WHAT'S behind a spate of recent shop closures around Greenwich town centre and can anything be done about it?
When kitchenware store Bert & Betty announced its upcoming closure, the news was depressing but, unfortunately, just the latest in a recent run of recession-hit independent businesses.
The shop joins a list of closures which includes well-established Greenwich names like Stitches and Daughters, game shop Compendia, Belle and Home Front.
On Church Street, long-standing redevelopment plans mean Darlings and one branch of Bullfrogs will be demolished, while round the corner, a forthcoming branch of millionaire chef Jamie Oliver's restaurant chain appears to herald a different future.
Sophie Jarman from Bert & Betty, which has a sale on until it closes on March 2, said: "The recession, along with price rises and ever increasing costs, have proved too much for us as they have for many other independent and chain stores."
She said: "It's really just been a dreadful trading year, partly because of the Olympics.
"It was a beautiful thing to have the Olympics but for me personally and these shops it was very bad."
Around the market, there's not much love lost for the 2012 Games - where much of the town centre was effectively barricaded off - with traders also complaining of high rates, declining footfall and - by far the most popular gripe - a £2.50 an hour car parking charge imposed by the council.

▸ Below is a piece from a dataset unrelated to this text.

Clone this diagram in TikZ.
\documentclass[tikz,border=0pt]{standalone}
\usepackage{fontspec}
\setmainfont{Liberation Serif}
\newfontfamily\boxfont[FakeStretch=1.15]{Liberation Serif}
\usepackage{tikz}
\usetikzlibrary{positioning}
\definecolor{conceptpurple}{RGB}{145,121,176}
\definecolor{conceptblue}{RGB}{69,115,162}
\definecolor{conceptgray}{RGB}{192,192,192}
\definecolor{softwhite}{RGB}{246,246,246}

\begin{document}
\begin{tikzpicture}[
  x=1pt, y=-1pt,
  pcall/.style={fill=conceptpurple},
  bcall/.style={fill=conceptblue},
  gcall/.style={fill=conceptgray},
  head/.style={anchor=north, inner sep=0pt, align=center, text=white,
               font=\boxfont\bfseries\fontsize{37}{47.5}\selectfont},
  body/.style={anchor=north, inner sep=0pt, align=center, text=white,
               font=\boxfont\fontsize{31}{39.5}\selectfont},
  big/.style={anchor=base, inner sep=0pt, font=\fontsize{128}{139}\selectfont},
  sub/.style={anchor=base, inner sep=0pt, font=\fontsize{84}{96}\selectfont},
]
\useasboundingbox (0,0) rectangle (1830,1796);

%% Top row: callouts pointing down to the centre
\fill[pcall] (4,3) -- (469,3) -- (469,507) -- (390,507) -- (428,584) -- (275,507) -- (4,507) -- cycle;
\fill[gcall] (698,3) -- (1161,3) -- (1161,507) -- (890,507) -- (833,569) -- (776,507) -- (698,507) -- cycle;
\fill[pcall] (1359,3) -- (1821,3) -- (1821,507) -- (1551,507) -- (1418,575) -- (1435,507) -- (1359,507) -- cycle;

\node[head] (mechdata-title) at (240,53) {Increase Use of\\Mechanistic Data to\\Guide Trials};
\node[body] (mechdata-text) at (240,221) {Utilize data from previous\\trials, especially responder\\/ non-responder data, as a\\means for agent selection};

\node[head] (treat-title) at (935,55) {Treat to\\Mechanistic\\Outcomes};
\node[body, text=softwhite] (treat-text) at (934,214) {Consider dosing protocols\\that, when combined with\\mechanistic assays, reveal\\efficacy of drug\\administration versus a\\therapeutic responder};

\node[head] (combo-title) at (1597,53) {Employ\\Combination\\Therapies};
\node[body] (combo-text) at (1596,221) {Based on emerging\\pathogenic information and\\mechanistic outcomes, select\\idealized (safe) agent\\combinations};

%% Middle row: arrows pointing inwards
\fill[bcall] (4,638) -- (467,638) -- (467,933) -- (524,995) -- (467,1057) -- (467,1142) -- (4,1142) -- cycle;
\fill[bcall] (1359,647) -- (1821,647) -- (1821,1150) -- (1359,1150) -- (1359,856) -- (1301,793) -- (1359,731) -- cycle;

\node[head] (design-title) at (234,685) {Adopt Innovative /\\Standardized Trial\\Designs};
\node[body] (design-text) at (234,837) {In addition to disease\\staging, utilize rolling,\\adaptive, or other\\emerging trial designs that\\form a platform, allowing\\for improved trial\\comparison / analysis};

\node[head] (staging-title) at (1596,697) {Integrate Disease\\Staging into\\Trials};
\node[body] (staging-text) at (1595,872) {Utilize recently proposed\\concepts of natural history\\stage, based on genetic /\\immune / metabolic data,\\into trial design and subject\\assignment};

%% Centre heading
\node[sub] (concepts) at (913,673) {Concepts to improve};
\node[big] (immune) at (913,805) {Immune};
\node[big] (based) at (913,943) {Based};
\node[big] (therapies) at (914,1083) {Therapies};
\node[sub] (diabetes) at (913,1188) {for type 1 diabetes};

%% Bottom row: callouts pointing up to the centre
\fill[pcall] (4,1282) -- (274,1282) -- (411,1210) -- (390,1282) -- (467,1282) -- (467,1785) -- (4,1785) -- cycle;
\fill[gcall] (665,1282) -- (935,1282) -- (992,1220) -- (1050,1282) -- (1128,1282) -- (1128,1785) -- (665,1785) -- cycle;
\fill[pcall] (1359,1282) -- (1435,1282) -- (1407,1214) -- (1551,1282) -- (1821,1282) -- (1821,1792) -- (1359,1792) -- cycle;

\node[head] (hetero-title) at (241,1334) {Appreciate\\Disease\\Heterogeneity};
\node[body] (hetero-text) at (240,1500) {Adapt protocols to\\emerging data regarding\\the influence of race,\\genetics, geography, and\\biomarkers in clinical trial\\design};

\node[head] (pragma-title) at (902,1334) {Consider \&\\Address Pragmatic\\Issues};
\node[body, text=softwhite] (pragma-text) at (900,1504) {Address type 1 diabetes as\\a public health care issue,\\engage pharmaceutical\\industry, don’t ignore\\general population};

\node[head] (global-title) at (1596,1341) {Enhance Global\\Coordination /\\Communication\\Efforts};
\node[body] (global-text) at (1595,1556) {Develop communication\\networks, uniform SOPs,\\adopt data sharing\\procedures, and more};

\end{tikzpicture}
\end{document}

Stall holder John Clifford said: "Now people that come to Greenwich know they can't park. It's £2.50 an hour. That's far too dear.
"Most of the shops now are food shops and it does now really rely on tourists. If people don't look out for the shops here something's got to give."

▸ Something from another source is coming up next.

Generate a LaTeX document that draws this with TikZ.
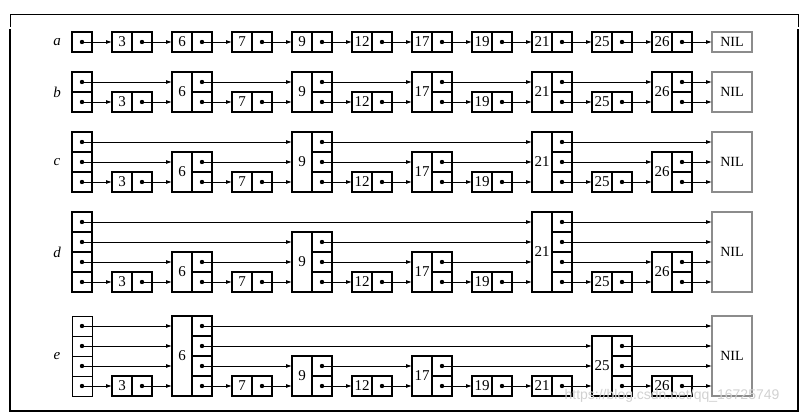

Mehmet Karadag, who runs a photography stall, said: "The problem with Greenwich is the only time it's really busy is the summer. Without the tourists I think we're knackered in the market."
Lara Boyle, Beauty and the Bib
Ms Boyle's shop now stands next to three empty units in the market and has had to let go two full time staff recently.
She said: "We had a really bad summer and that, coupled with the recessions, coupled with the terrible weather, coupled with the rents and rates meant some people just couldn't take too many knocks.
"The rest of us are still here, keeping our heads above water and just about doing that."
She said: "We've really had to tighten our belts, we don't have a budget for advertising. We've gone back to basics, back to being a family business."
The shop should be alright, she said, because it sells baby gifts which are always popular, but she does think the opening of Stratford's Westfield and summer redevelopment work at the market will have an impact.
She said: "The danger is that the big boys muscle in on the market. They can afford to pay the rent and take the losses and wait for the good times. The small traders like us can's always ride with the storm.
"People need to give young entrepreneurs a break here. There must be a way we can reinvigorate Greenwich so it doesn't lose its heart and soul."
Isaac Lilos, Arty Globe
Mr Lilos's shop, which began as a market stall, actually did quite well during the Olympics, he says, but the months surrounding it were bad.
He said: "When things are challenging and there are difficulties and things don't go to plan, that's an interesting opportunity to get better, to adapt and change and plan something new.
"I know it's what a lot of other shops do but we do things like changing something every single day. I wake up, I look at the website, the shop and I think have things changed around me. Do I need to change?"
He said: "We're in a recession, less people are buying, less people are coming to Greenwich, but some of the businesses I see today in the area look the same as the first time I came to Greenwich four or five years ago.
"You can't just sit there and do the things you did before the recession."
Mr Lilos, whose shop has expanded into areas including special commissions and corporate gifts, said: "I personally feel that what's happening to Greenwich now and the rest of the world is natural selection.
"It's still a great opportunity because it's the small businesses that can offer something unique and a great service to the customers.
"The closure of shops is sad but these things happen. People die, shops close, businesses end their life but that;s an opportunity for new businesses , new blood to come in and set up something new and special.
"I can see the yin and yang."
Edward Dolby, Greenwich Hospital
Edward Dolby from Greenwich Hospital, which owns most of the town centre, said: "Plainly we're a charity that survives on our income and so we're always striving to ensure that we're fully let. It doesn't do us any good to have vacancies.
"There are always folk coming and going and that's actually quite healthy."
He said he was unaware of an Olympic hangover and said the charity was still committed to having small businesses.
And he denied the rents were too high, saying: "If you charge rents that are very high you don't get any tenants."
Mr Dolby said: "I think the Olympics effect is that Greenwich is on the map and, now the news is out about Jamie's, I think people realise this is a really good place to be."
A spokesman for Greenwich Council said: "While we keep parking charges constantly under review and are always prepared to consider representations for changes, the present economic climate where we have witnessed a double dip recession and are close to a triple dip does require government to change course and support putting more people back to work to improve the collective purchasing power in the economy.
"Locally, Greenwich is launching a £6m fund to take people off benefit and support them into work as well as acting to further promote the town centre as a tourism destination for those local businesses serving those customers."